EXERCISE DETAILS:
Transcribe the listing word for word.

RECORDED INFORMATION:
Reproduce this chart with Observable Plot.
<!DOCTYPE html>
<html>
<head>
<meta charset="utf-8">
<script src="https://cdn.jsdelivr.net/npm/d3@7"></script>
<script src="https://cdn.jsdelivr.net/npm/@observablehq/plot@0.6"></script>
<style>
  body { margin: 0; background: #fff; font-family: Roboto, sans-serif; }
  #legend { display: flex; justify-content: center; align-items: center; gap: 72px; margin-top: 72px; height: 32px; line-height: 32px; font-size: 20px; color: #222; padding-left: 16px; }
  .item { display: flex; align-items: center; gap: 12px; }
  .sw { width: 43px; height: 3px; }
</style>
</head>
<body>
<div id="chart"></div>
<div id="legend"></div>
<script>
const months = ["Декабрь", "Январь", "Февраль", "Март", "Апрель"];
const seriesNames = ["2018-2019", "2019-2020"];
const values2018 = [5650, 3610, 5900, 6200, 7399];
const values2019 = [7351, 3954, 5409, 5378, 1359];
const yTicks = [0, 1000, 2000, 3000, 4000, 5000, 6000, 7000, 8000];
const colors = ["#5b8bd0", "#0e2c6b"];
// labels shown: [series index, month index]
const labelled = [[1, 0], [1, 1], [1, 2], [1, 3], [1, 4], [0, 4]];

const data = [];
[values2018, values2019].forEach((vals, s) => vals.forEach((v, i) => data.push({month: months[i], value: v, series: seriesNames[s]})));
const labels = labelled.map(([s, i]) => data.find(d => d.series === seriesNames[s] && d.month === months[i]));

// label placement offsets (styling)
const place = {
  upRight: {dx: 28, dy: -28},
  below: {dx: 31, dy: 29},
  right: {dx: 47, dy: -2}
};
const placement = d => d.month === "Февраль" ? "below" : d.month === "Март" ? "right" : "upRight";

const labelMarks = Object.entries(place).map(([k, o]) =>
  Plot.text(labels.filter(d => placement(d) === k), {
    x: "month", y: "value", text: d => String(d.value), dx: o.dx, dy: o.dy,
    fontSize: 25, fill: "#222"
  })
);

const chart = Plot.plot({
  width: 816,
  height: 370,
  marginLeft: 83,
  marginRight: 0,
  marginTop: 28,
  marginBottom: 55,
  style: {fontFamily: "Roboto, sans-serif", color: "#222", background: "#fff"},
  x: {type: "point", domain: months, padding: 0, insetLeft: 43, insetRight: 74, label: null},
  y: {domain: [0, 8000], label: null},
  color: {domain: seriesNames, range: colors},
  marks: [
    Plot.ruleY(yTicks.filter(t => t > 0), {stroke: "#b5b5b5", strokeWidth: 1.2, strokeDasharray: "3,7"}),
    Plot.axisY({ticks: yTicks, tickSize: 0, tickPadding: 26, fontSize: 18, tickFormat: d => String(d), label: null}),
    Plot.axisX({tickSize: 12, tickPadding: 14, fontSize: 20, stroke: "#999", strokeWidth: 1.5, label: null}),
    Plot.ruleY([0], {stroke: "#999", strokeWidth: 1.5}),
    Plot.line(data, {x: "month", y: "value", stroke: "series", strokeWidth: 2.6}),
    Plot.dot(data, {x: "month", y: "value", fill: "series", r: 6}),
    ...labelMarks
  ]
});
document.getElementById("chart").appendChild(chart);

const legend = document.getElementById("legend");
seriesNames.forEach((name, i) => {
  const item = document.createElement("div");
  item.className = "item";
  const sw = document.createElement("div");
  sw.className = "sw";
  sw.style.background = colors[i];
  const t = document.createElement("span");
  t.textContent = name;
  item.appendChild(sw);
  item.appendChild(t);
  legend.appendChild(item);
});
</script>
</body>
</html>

RESPONSE:
Reproduce this chart with Observable Plot.
<!DOCTYPE html>
<html>
<head>
<meta charset="utf-8">
<script src="https://cdn.jsdelivr.net/npm/d3@7"></script>
<script src="https://cdn.jsdelivr.net/npm/@observablehq/plot@0.6"></script>
<style>
  body { margin: 0; background: #fff; font-family: Roboto, sans-serif; }
  #legend { display: flex; justify-content: center; align-items: center; gap: 72px; margin-top: 72px; height: 32px; line-height: 32px; font-size: 20px; color: #222; padding-left: 16px; }
  .item { display: flex; align-items: center; gap: 12px; }
  .sw { width: 43px; height: 3px; }
</style>
</head>
<body>
<div id="chart"></div>
<div id="legend"></div>
<script>
const months = ["Декабрь", "Январь", "Февраль", "Март", "Апрель"];
const seriesNames = ["2018-2019", "2019-2020"];
const values2018 = [5650, 3610, 5900, 6200, 7399];
const values2019 = [7351, 3954, 5409, 5378, 1359];
const yTicks = [0, 1000, 2000, 3000, 4000, 5000, 6000, 7000, 8000];
const colors = ["#5b8bd0", "#0e2c6b"];
// labels shown: [series index, month index]
const labelled = [[1, 0], [1, 1], [1, 2], [1, 3], [1, 4], [0, 4]];

const data = [];
[values2018, values2019].forEach((vals, s) => vals.forEach((v, i) => data.push({month: months[i], value: v, series: seriesNames[s]})));
const labels = labelled.map(([s, i]) => data.find(d => d.series === seriesNames[s] && d.month === months[i]));

// label placement offsets (styling)
const place = {
  upRight: {dx: 28, dy: -28},
  below: {dx: 31, dy: 29},
  right: {dx: 47, dy: -2}
};
const placement = d => d.month === "Февраль" ? "below" : d.month === "Март" ? "right" : "upRight";

const labelMarks = Object.entries(place).map(([k, o]) =>
  Plot.text(labels.filter(d => placement(d) === k), {
    x: "month", y: "value", text: d => String(d.value), dx: o.dx, dy: o.dy,
    fontSize: 25, fill: "#222"
  })
);

const chart = Plot.plot({
  width: 816,
  height: 370,
  marginLeft: 83,
  marginRight: 0,
  marginTop: 28,
  marginBottom: 55,
  style: {fontFamily: "Roboto, sans-serif", color: "#222", background: "#fff"},
  x: {type: "point", domain: months, padding: 0, insetLeft: 43, insetRight: 74, label: null},
  y: {domain: [0, 8000], label: null},
  color: {domain: seriesNames, range: colors},
  marks: [
    Plot.ruleY(yTicks.filter(t => t > 0), {stroke: "#b5b5b5", strokeWidth: 1.2, strokeDasharray: "3,7"}),
    Plot.axisY({ticks: yTicks, tickSize: 0, tickPadding: 26, fontSize: 18, tickFormat: d => String(d), label: null}),
    Plot.axisX({tickSize: 12, tickPadding: 14, fontSize: 20, stroke: "#999", strokeWidth: 1.5, label: null}),
    Plot.ruleY([0], {stroke: "#999", strokeWidth: 1.5}),
    Plot.line(data, {x: "month", y: "value", stroke: "series", strokeWidth: 2.6}),
    Plot.dot(data, {x: "month", y: "value", fill: "series", r: 6}),
    ...labelMarks
  ]
});
document.getElementById("chart").appendChild(chart);

const legend = document.getElementById("legend");
seriesNames.forEach((name, i) => {
  const item = document.createElement("div");
  item.className = "item";
  const sw = document.createElement("div");
  sw.className = "sw";
  sw.style.background = colors[i];
  const t = document.createElement("span");
  t.textContent = name;
  item.appendChild(sw);
  item.appendChild(t);
  legend.appendChild(item);
});
</script>
</body>
</html>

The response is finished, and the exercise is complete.